Hipocrisia! Dez dias depois do centenário de Rui, dez dias depois que os seus “sagrados despojos” (como eles dizem) atravessaram entre alas de tropas em continência, e sob a glória das bandeiras a artéria central da cidade; dez dias depois de tantos discursos literários e de tantas frases pomposas, a capital da República se transforma, de novo, em cenário da selvageria policial.

O povo desarmado, o povo que só tem a palavra de seus líderes para opor aos intentos criminosos do governo; o povo que Rui gostaria assim empolgando pela idéia da liberdade, assim voltado para os problemas de ordem pública, o povo desta hoje realmente “mui heróica cidade” foi caçado à bala pela polícia como se fosse um bando de feras, quando exercia um direito constitucional.

E Zélia foi assassinada; Zélia, a moça que vinha aqui à redação, durante meses e meses, contar as torturas do marido preso, pedir que fizéssemos alguma coisa, que protestássemos com voz mais forte do que a sua voz de mulher tão moça e tão simples.

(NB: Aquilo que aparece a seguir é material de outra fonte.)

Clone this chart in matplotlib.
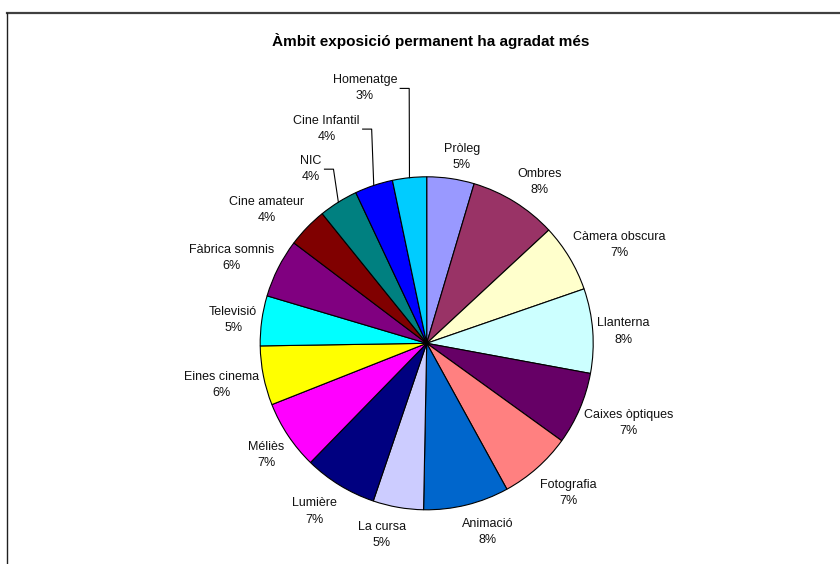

Agora, o marido estava em liberdade, Zélia vivia feliz na sua pobreza, sonhando com o primeiro filho que ia chegar. Mataram Zélia à queima-roupa quando procurava defender — tão frágil, coitadinha! — o marido que a polícia espancava. É crime, senhor dos Céus, uma mulher defender o marido? Então, e por que nos falam com tanta insistência em “defesa da família”?

Cínicos, hipócritas, covardes! Principalmente covardes; assassinos que se escudam na autoridade para trucidar impunemente mulheres e crianças, e trabalhadores anônimos, e intelectuais pacíficos. E são eles mesmo que nos falam em “proteção à maternidade e à família”! E matam Zélia, estupidamente, com seu menino nas entranhas, esposa e mãe tão jovem, tão amorosa, tão brava!

Depois homenageiam Rui Barbosa! E vão almoçar em Brocoió (ilha localizada no interior da baía de Guanabara), com música, uísque e vinho de Borgonha! E nem sentem que há gosto de sangue nos copos levantados entre sorrisos falsos. Sangue do povo que clama para vingança e um dia — amanhã ou daqui a séculos — há de levantar as pedras da rua para vingar a morte de seus filhos.